I’m using exposed elements and so far I just give it an annual clean and a spray after every brew. I haven’t noticed any problems with off flavors at this point in time. However, I’m doing about 12 batches per year so I’m not working it overtime.
Good discussion and shows how much this hobby has evolved.
I am not saying that there is not a noticeable difference. Going from 2000W or 2400W to 3500W is also a noticeable difference. What I am saying is that to require 240VAC service for a 2000W device is a missed opportunity here in the United States because the average kitchen circuit can provide that much power on a 120VAC circuit. If one inspects one’s breaker box, there should be a circuit labeled “kitchen countertop” or “kitchen outlets.” More often than not, the breaker will have a value of “20” on it. Unless some nutcase installed a 20A breaker on a 14-gauge wire run, that means that the circuit was run with 12-gauge wire. Twelve-gauge wire can carry 20A of electricity, which means that it is capable of handling devices that require up to 120 * 20 = 2400W of power. The reason why kitchen circuits are 20A is so that more than one appliance can be operated at the same time. The receptacles on a kitchen circuit are usually NEMA 5-15, which are 120VAC/15A receptacles. However, they all have a pass-through current rating of 20A, even the GFCI outlet. What this means is that one can replace a NEMA 5-15R duplex receptacle with a NEMA 5-20R duplex receptacle in order to accommodate the NEMA 5-20P plug, which has one of the blades at 90 degrees to the other blade. One can tell a NEMA 5-20R receptacle from a NEMA 5-15R receptacle because one of the blade holes on the receptacle is a “T.” This configuration allows a NEMA 5-20R receptacle to accept NEMA 5-15P and NEMA 5-20P plugs. In many jurisdictions, NEMA 5-20R receptacles are code on a kitchen circuit.
NEMA 5-15R 120VAC/15A
NEMA 5-20R 120VAC/20A
By the way, the first number denotes the supply voltage and pin-out. A number of “5” means 120VAC hot, neutral, and protective ground. A number of “6” denotes 240VAC hot, hot, and protective ground (e.g., a NEMA 6-20R socket has hot, hot, and protective ground)
NEMA 6-20R
Please note that this socket also has a “T” blade hole. That is so that it can accept NEMA 6-15P (240VAC/15A) plugs that have two horizontal blades.

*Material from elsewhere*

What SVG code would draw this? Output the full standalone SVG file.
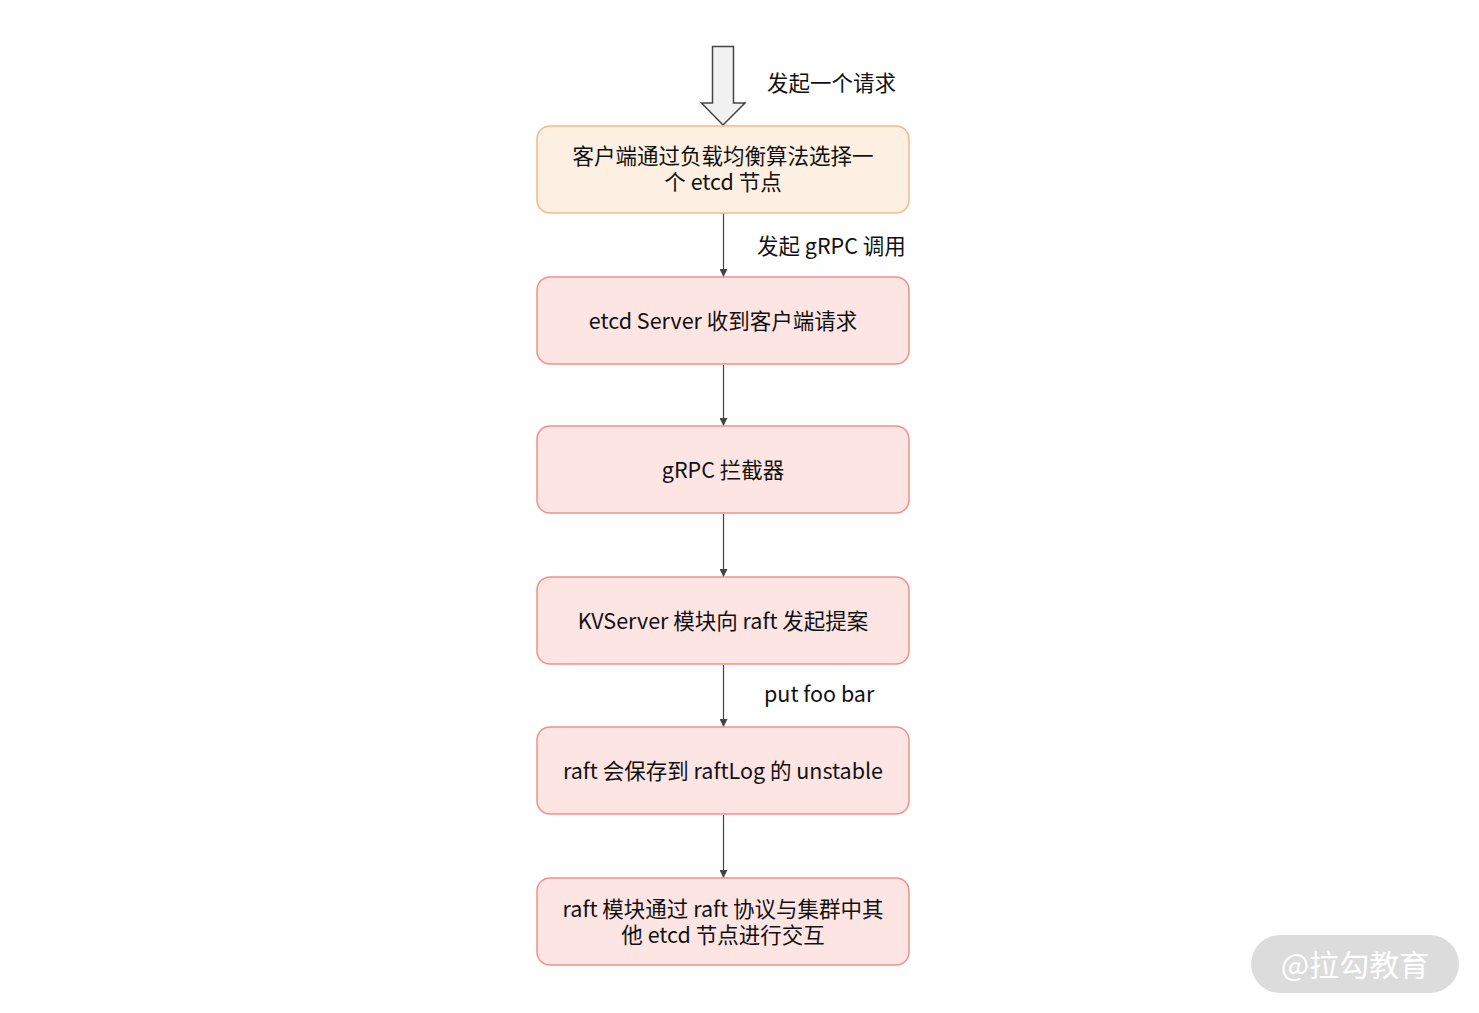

The element size was part of the reason that I went with the Anvil Foundry.
Features:
Switchable Between 120V 1600W and 240V 2800W for Faster Heating & Better Boils.
I do have an electric 18 gallon electric BIAB set up from Stout Tanks fitted with 240V/5500W element for larger batches.
That is a good compromise between 120VAC and 240VAC operation. A 2800W unit would require a NEMA 5-30 120V/30A circuit, which is quite rare in the United States. A NEMA 5-30 circuit requires 10-gauge wire and can provide up to 3600W of power. One can obtain 4800W on NEMA 6-20 circuit using 12-gauge wire and standard size simplex or duplex sockets. Not only is 12-gauge wire cheaper than 10-gause wire, a NEMA 5-30R receptacle is more than twice as expensive as a NEMA 6-20R receptacle.
As far as electric brewing goes, it started to gain traction with 20-gallon kettle-based setups. An AIO setup gets to be tricky with larger batches due to the weight of the grain, but if we are talking about traditional 2 or 3 vessel setups, the additional cost to go from 5-gallon batches to 20-gallon batches from a controlled heating source point of view is not huge. The only real differences other that kettles are the element(s) and SSR(s). The same PID came be used for both setups.